As I advanced in my career, my passion grew for helping others succeed and I sought out formal and informal opportunities including speaking on panels, volunteering at our annual St. Louis Speed Mentoring event and coaching emerging talent. In 2016, I joined the Women’s Network leadership team and in 2019, I became a national co-lead for GROW (Growing Representation and Opportunities for Women), Bayer’s Business Resource Group for gender equity.
Business Resources Groups (BRGs) are a vital part of Bayer’s Inclusion and Diversity strategy.
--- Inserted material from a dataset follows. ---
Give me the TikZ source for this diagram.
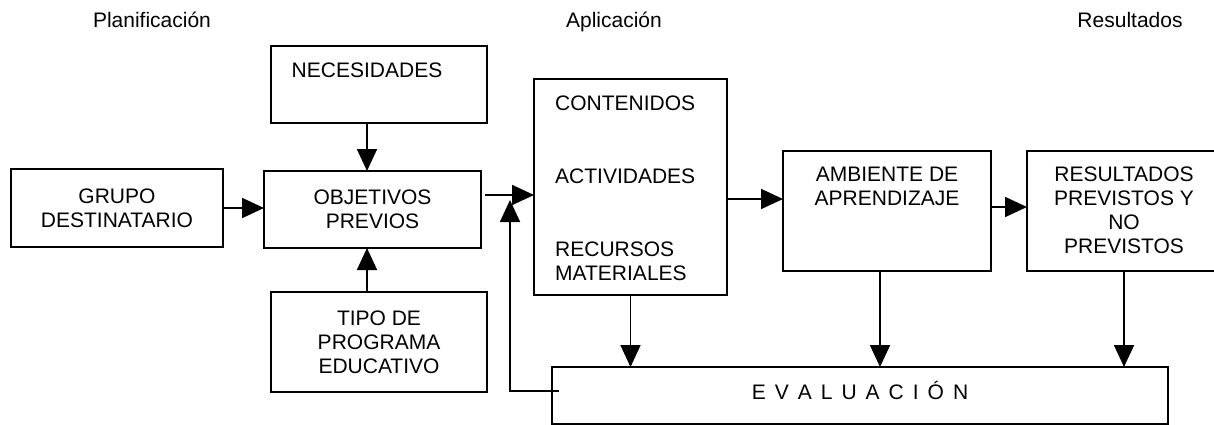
\documentclass[tikz,border=0pt]{standalone}
\usepackage{fontspec}
\setmainfont{Liberation Sans}
\usetikzlibrary{arrows.meta,calc}
\newcommand\lsp{\hspace{9pt}}
\begin{document}
\begin{tikzpicture}[x=1pt,y=-1pt,
  every node/.style={font=\fontsize{21}{24}\selectfont},
  box/.style={draw,line width=1.8pt,rectangle,inner sep=0pt,outer sep=0pt,align=center},
  txt/.style={inner sep=0pt,align=center},
  arr/.style={line width=1.8pt,-{Triangle[length=22pt,width=20pt]}},
  ln/.style={line width=1.8pt}]
\useasboundingbox (0,0) rectangle (1214,425);
% titles
\node[txt,anchor=base] (t1) at (152,28) {Planificación};
\node[txt,anchor=base] (t2) at (614,28) {Aplicación};
\node[txt,anchor=base] (t3) at (1130,28) {Resultados};
% boxes
\node[box,minimum width=212pt,minimum height=78pt] (grupo) at (117,208) {GRUPO\\DESTINATARIO};
\node[box,minimum width=217pt,minimum height=77pt] (obj) at (372.5,209.5) {OBJETIVOS\\PREVIOS};
\node[box,minimum width=216pt,minimum height=77pt] (nec) at (379,84.5) {};
\node[txt] (necT) at (367,70) {NECESIDADES};
\node[box,minimum width=216pt,minimum height=100pt] (tipo) at (379,342) {TIPO DE\\PROGRAMA\\EDUCATIVO};
\node[box,minimum width=193pt,minimum height=216pt] (cont) at (630.5,187) {};
\node[txt,anchor=west] (c1) at (555,103) {CONTENIDOS};
\node[txt,anchor=west] (c2) at (555,176) {ACTIVIDADES};
\node[txt,anchor=west,align=left] (c3) at (555,261) {RECURSOS\\MATERIALES};
\node[box,minimum width=208pt,minimum height=120pt] (amb) at (887,211) {};
\node[txt] (ambT) at (887,186.5) {AMBIENTE DE\\APRENDIZAJE};
\node[box,minimum width=194pt,minimum height=120pt] (res) at (1124,211) {};
\node[txt] (resT) at (1124,210) {RESULTADOS\\PREVISTOS Y\\NO\\PREVISTOS};
\node[box,minimum width=616pt,minimum height=57pt] (eval) at (860,395.5) {};
\node[txt,anchor=base] (evalT) at (860,399) {E\lsp V\lsp A\lsp L\lsp U\lsp A\lsp C\lsp I\lsp Ó\lsp N};
% connectors
\draw[arr] (grupo.east) -- (grupo.east -| obj.west);
\coordinate (n1) at ($(nec.south)+(-12,0)$);
\draw[arr] (n1) -- (n1 |- obj.north);
\coordinate (tp) at ($(tipo.north)+(-12,0)$);
\draw[arr] (tp) -- (tp |- obj.south);
\coordinate (o1) at ($(obj.east)+(4,-14.5)$);
\draw[arr] (o1) -- (o1 -| cont.west);
\coordinate (a1) at ($(amb.west)+(0,-12)$);
\draw[arr] (a1 -| cont.east) -- (a1);
\coordinate (r1) at ($(res.west)+(0,-4)$);
\draw[arr] (r1 -| amb.east) -- (r1);
\draw[arr] (cont.south) -- (cont.south |- eval.north);
\coordinate (a2) at ($(amb.south)+(-7,0)$);
\draw[arr] (a2) -- (a2 |- eval.north);
\draw[arr] (res.south) -- (res.south |- eval.north);
\coordinate (fbstart) at ($(eval.west)+(7,-4.5)$);
\coordinate (fbcorner) at (510,391);
\coordinate (fbend) at (510,200);
\draw[arr] (fbstart) -- (fbcorner) -- (fbend);
\end{tikzpicture}
\end{document}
BRGs are voluntary, company sponsored and employee led groups who work together to promote inclusion within Bayer and provide a multicultural lens to Bayer’s engagement of our customers and the communities in which we have operations.
My passion for promoting opportunities for women in the workplace remains strong because there is so much work left to do! It is easy to keep my energy high when I am surrounded by GROW leaders from our 13 U.S. chapters, all of whom are as motivated as I am to make a difference for women at Bayer. And outside work, I channel that energy into my three brilliant, strong teenage daughters — each with their own ideas about equality and social progress. And we do our best to turn some of those ideas into action as we volunteer together at local organizations like the St. Louis Diaper Bank, The Little Bit Foundation and Safe Connections.
Earlier this month, I voted in my state’s primary election, but this time my eldest daughter joined me at the polls for her very first vote. It reminded me about how we are both the beneficiaries of the suffragettes and their allies who struggled for this right and how important it is to continue striving for equality in our country — for women and for other underrepresented groups who continue to face injustice in our society. Women’s Equality Day is a reminder that equality for all is still a goal, and each of us is responsible for driving progress.